GIVEN REQUEST: Copy the data that follows, character for character, minus the pictures.

>> Begin DATASET CONTENT

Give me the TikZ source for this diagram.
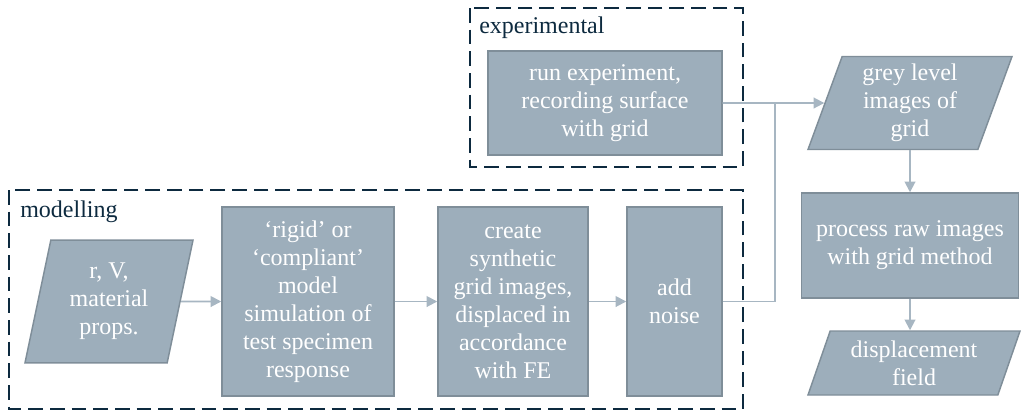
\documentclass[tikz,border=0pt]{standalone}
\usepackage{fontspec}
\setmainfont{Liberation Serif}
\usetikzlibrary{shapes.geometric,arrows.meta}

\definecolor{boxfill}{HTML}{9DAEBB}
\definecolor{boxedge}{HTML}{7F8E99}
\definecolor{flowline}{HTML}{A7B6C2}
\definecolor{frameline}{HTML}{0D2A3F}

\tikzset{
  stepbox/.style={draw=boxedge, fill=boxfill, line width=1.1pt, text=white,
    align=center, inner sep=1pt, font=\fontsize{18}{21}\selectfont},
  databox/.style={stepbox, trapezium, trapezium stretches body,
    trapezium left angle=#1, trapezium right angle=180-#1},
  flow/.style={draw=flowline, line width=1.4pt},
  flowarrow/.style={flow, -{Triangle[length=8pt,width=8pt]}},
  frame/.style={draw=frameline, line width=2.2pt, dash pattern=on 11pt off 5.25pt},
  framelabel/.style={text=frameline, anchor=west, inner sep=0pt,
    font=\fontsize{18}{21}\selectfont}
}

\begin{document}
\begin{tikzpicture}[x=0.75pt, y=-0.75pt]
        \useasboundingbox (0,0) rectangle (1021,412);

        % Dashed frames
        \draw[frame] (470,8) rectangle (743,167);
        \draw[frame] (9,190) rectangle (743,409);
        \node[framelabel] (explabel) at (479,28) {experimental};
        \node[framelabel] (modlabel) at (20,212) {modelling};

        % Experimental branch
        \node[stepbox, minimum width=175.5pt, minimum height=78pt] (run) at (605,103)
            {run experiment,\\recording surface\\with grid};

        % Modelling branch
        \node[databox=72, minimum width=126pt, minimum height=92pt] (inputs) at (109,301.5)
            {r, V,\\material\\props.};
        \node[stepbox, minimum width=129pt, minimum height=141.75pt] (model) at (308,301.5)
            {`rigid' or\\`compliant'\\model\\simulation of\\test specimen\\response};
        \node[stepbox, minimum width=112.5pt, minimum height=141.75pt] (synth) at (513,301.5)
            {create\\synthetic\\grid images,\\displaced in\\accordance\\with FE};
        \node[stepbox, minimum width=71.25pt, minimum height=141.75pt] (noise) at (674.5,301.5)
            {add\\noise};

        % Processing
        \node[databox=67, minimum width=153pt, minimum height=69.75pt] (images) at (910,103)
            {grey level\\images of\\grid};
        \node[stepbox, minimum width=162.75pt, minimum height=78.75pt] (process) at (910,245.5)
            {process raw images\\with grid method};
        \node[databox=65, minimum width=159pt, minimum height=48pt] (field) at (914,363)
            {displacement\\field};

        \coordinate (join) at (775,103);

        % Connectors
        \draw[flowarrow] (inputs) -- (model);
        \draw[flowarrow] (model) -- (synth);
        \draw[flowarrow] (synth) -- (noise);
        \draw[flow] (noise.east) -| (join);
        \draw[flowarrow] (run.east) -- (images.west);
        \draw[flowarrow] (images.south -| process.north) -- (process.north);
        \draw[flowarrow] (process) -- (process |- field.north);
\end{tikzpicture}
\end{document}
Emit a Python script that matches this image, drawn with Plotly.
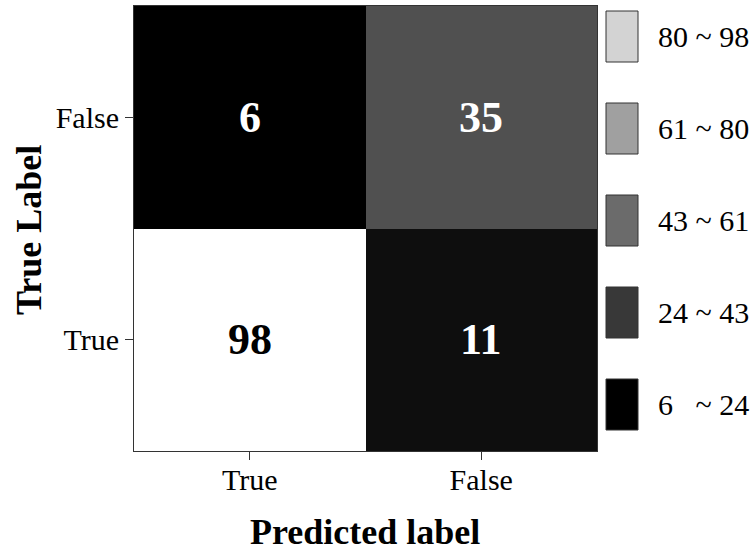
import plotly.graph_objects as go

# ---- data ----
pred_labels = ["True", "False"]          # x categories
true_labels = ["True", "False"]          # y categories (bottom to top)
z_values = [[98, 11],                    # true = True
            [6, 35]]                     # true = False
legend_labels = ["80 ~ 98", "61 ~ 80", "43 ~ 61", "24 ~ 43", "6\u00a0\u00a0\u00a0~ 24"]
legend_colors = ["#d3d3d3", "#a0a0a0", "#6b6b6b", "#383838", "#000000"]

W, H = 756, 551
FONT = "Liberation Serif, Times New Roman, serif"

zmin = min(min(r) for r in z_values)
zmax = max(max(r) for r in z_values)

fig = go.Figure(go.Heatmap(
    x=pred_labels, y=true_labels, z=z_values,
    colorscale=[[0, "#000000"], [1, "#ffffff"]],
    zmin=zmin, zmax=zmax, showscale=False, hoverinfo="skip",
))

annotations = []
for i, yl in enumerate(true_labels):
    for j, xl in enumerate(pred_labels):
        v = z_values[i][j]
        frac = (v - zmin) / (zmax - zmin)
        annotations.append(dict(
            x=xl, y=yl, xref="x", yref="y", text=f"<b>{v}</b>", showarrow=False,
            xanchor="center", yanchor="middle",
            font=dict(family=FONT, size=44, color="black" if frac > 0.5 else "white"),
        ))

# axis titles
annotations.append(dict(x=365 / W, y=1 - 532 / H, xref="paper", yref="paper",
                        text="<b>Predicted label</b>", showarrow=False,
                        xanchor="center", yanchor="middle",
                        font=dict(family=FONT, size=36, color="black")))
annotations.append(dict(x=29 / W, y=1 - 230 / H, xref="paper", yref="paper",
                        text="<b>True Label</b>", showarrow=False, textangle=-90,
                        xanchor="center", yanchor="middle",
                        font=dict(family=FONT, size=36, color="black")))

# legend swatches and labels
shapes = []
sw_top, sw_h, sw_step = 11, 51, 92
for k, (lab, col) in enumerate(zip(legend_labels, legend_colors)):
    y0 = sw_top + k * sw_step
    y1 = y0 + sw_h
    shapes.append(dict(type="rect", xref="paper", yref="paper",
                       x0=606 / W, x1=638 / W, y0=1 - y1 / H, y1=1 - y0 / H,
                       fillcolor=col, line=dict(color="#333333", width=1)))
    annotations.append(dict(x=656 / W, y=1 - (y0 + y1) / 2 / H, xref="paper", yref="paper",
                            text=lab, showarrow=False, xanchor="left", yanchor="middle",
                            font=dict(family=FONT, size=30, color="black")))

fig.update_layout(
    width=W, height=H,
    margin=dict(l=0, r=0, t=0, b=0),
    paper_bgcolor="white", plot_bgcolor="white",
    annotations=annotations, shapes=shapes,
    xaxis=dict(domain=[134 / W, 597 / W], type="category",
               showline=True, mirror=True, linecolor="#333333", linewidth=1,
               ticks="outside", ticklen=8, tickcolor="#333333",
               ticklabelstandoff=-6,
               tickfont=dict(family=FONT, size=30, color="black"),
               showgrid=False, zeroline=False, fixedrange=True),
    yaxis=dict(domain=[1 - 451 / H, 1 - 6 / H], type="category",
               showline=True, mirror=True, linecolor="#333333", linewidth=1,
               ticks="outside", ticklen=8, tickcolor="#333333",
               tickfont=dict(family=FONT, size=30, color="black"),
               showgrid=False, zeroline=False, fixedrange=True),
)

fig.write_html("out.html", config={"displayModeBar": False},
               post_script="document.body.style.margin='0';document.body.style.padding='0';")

>> End DATASET CONTENT

FINAL ANSWER:
Give me the TikZ source for this diagram.
\documentclass[tikz,border=0pt]{standalone}
\usepackage{fontspec}
\setmainfont{Liberation Serif}
\usetikzlibrary{shapes.geometric,arrows.meta}

\definecolor{boxfill}{HTML}{9DAEBB}
\definecolor{boxedge}{HTML}{7F8E99}
\definecolor{flowline}{HTML}{A7B6C2}
\definecolor{frameline}{HTML}{0D2A3F}

\tikzset{
  stepbox/.style={draw=boxedge, fill=boxfill, line width=1.1pt, text=white,
    align=center, inner sep=1pt, font=\fontsize{18}{21}\selectfont},
  databox/.style={stepbox, trapezium, trapezium stretches body,
    trapezium left angle=#1, trapezium right angle=180-#1},
  flow/.style={draw=flowline, line width=1.4pt},
  flowarrow/.style={flow, -{Triangle[length=8pt,width=8pt]}},
  frame/.style={draw=frameline, line width=2.2pt, dash pattern=on 11pt off 5.25pt},
  framelabel/.style={text=frameline, anchor=west, inner sep=0pt,
    font=\fontsize{18}{21}\selectfont}
}

\begin{document}
\begin{tikzpicture}[x=0.75pt, y=-0.75pt]
        \useasboundingbox (0,0) rectangle (1021,412);

        % Dashed frames
        \draw[frame] (470,8) rectangle (743,167);
        \draw[frame] (9,190) rectangle (743,409);
        \node[framelabel] (explabel) at (479,28) {experimental};
        \node[framelabel] (modlabel) at (20,212) {modelling};

        % Experimental branch
        \node[stepbox, minimum width=175.5pt, minimum height=78pt] (run) at (605,103)
            {run experiment,\\recording surface\\with grid};

        % Modelling branch
        \node[databox=72, minimum width=126pt, minimum height=92pt] (inputs) at (109,301.5)
            {r, V,\\material\\props.};
        \node[stepbox, minimum width=129pt, minimum height=141.75pt] (model) at (308,301.5)
            {`rigid' or\\`compliant'\\model\\simulation of\\test specimen\\response};
        \node[stepbox, minimum width=112.5pt, minimum height=141.75pt] (synth) at (513,301.5)
            {create\\synthetic\\grid images,\\displaced in\\accordance\\with FE};
        \node[stepbox, minimum width=71.25pt, minimum height=141.75pt] (noise) at (674.5,301.5)
            {add\\noise};

        % Processing
        \node[databox=67, minimum width=153pt, minimum height=69.75pt] (images) at (910,103)
            {grey level\\images of\\grid};
        \node[stepbox, minimum width=162.75pt, minimum height=78.75pt] (process) at (910,245.5)
            {process raw images\\with grid method};
        \node[databox=65, minimum width=159pt, minimum height=48pt] (field) at (914,363)
            {displacement\\field};

        \coordinate (join) at (775,103);

        % Connectors
        \draw[flowarrow] (inputs) -- (model);
        \draw[flowarrow] (model) -- (synth);
        \draw[flowarrow] (synth) -- (noise);
        \draw[flow] (noise.east) -| (join);
        \draw[flowarrow] (run.east) -- (images.west);
        \draw[flowarrow] (images.south -| process.north) -- (process.north);
        \draw[flowarrow] (process) -- (process |- field.north);
\end{tikzpicture}
\end{document}
Emit a Python script that matches this image, drawn with Plotly.
import plotly.graph_objects as go

# ---- data ----
pred_labels = ["True", "False"]          # x categories
true_labels = ["True", "False"]          # y categories (bottom to top)
z_values = [[98, 11],                    # true = True
            [6, 35]]                     # true = False
legend_labels = ["80 ~ 98", "61 ~ 80", "43 ~ 61", "24 ~ 43", "6\u00a0\u00a0\u00a0~ 24"]
legend_colors = ["#d3d3d3", "#a0a0a0", "#6b6b6b", "#383838", "#000000"]

W, H = 756, 551
FONT = "Liberation Serif, Times New Roman, serif"

zmin = min(min(r) for r in z_values)
zmax = max(max(r) for r in z_values)

fig = go.Figure(go.Heatmap(
    x=pred_labels, y=true_labels, z=z_values,
    colorscale=[[0, "#000000"], [1, "#ffffff"]],
    zmin=zmin, zmax=zmax, showscale=False, hoverinfo="skip",
))

annotations = []
for i, yl in enumerate(true_labels):
    for j, xl in enumerate(pred_labels):
        v = z_values[i][j]
        frac = (v - zmin) / (zmax - zmin)
        annotations.append(dict(
            x=xl, y=yl, xref="x", yref="y", text=f"<b>{v}</b>", showarrow=False,
            xanchor="center", yanchor="middle",
            font=dict(family=FONT, size=44, color="black" if frac > 0.5 else "white"),
        ))

# axis titles
annotations.append(dict(x=365 / W, y=1 - 532 / H, xref="paper", yref="paper",
                        text="<b>Predicted label</b>", showarrow=False,
                        xanchor="center", yanchor="middle",
                        font=dict(family=FONT, size=36, color="black")))
annotations.append(dict(x=29 / W, y=1 - 230 / H, xref="paper", yref="paper",
                        text="<b>True Label</b>", showarrow=False, textangle=-90,
                        xanchor="center", yanchor="middle",
                        font=dict(family=FONT, size=36, color="black")))

# legend swatches and labels
shapes = []
sw_top, sw_h, sw_step = 11, 51, 92
for k, (lab, col) in enumerate(zip(legend_labels, legend_colors)):
    y0 = sw_top + k * sw_step
    y1 = y0 + sw_h
    shapes.append(dict(type="rect", xref="paper", yref="paper",
                       x0=606 / W, x1=638 / W, y0=1 - y1 / H, y1=1 - y0 / H,
                       fillcolor=col, line=dict(color="#333333", width=1)))
    annotations.append(dict(x=656 / W, y=1 - (y0 + y1) / 2 / H, xref="paper", yref="paper",
                            text=lab, showarrow=False, xanchor="left", yanchor="middle",
                            font=dict(family=FONT, size=30, color="black")))

fig.update_layout(
    width=W, height=H,
    margin=dict(l=0, r=0, t=0, b=0),
    paper_bgcolor="white", plot_bgcolor="white",
    annotations=annotations, shapes=shapes,
    xaxis=dict(domain=[134 / W, 597 / W], type="category",
               showline=True, mirror=True, linecolor="#333333", linewidth=1,
               ticks="outside", ticklen=8, tickcolor="#333333",
               ticklabelstandoff=-6,
               tickfont=dict(family=FONT, size=30, color="black"),
               showgrid=False, zeroline=False, fixedrange=True),
    yaxis=dict(domain=[1 - 451 / H, 1 - 6 / H], type="category",
               showline=True, mirror=True, linecolor="#333333", linewidth=1,
               ticks="outside", ticklen=8, tickcolor="#333333",
               tickfont=dict(family=FONT, size=30, color="black"),
               showgrid=False, zeroline=False, fixedrange=True),
)

fig.write_html("out.html", config={"displayModeBar": False},
               post_script="document.body.style.margin='0';document.body.style.padding='0';")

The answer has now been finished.